You can use the internet in Antarctica. You can tweet from the International Space Station. And wireless internet blankets much of the globe. But go underwater and it’s pretty hard to find TCP/IP. Until now, that is. Welcome to the Internet of Things, undersea edition.
Researchers at the University at Buffalo have floated their first wireless internet modems, designed for underwater use. They’re gigantic, slow, and noisy, but they could be a step toward making undersea sensors cheaper and easier to hook up to the rest of the world.
On a warm fall afternoon last month, the Buffalo researchers chartered a 25-foot yacht, sailed out into Buffalo’s Small Harbor and dropped three of the yellow 40-pound acoustic modems into the placid waters of Lake Erie.
The Teledyne Benthos modems, which resemble oversized tinker toy components, talk underwater using a high-pitched chirping sound, which can be easily picked up at about 1 kilometer’s range.
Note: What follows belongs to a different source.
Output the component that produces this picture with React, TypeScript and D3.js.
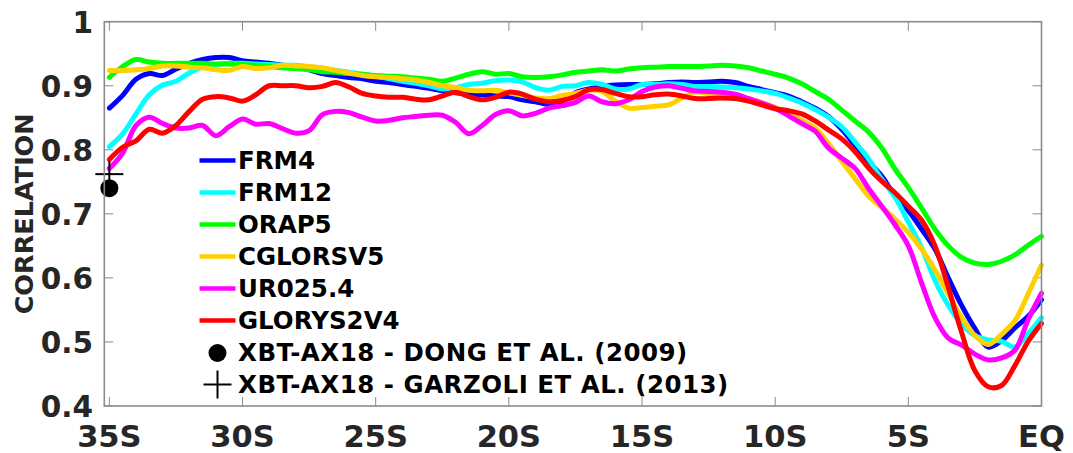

Typically they use their own networking protocols, but funded by a National Science Foundation grant, the University at Buffalo team has plugged them into a Gumstix Linux board and reprogrammed the modem to speak an aquatic version of TCP/IP — the networking protocol that all devices on the Internet use to communicate with each other.
“This means that you can take an underwater network and make it accessible through the internet,” says Tommaso Melodia, the professor at the University at Buffalo who is leading the research effort. He sees these networked underwater sensors doing everything from monitoring for tsunamis to scouting for submarines to helping with deep sea exploration.
But these networks are very, very slow. In fact, that’s why Melodia and his team had to rewrite TCP/IP. On dry land, we can use high frequency radio waves to transmit our internet data at near-light speeds. They’re fast, high-bandwidth and inaudible. But radio doesn’t do so well underwater. There you need acoustic networking. It’s slow, low bandwidth and audible to both humans and sea creatures.
Photo: Douglas Levere/University at Buffalo
So the University at Buffalo researchers had to get their modems to work even when there is a very long wait time as packets are chirped underwater from modem to modem.
“You go pretty much at the same data rates that you would be able to achieve with a modem in the ’80s; it’s a few kilobits per second at most, and often less than that,” says Melodia. That’s not enough to broadcast a video stream from the deep seas, but if you want to hack together a deep sea sensor that could tweet out a Tsunami warning, it would do just fine.
In the future, Melodia wants to develop a high frequency version of the modem, which would be less likely to affect marine life. “Underwater and acoustic networking are still in their infancy, and are evolving,” he says, adding, “much of our ongoing research in this field is trying to lay the basis for faster, more reliable, and secure… networks.”
Melodia and his team will present a paper on their research, titled “The Internet Underwater: An IP-compatible Protocol Stack for Commercial Undersea Modems,” at an underwater networking conference in Taiwan next month.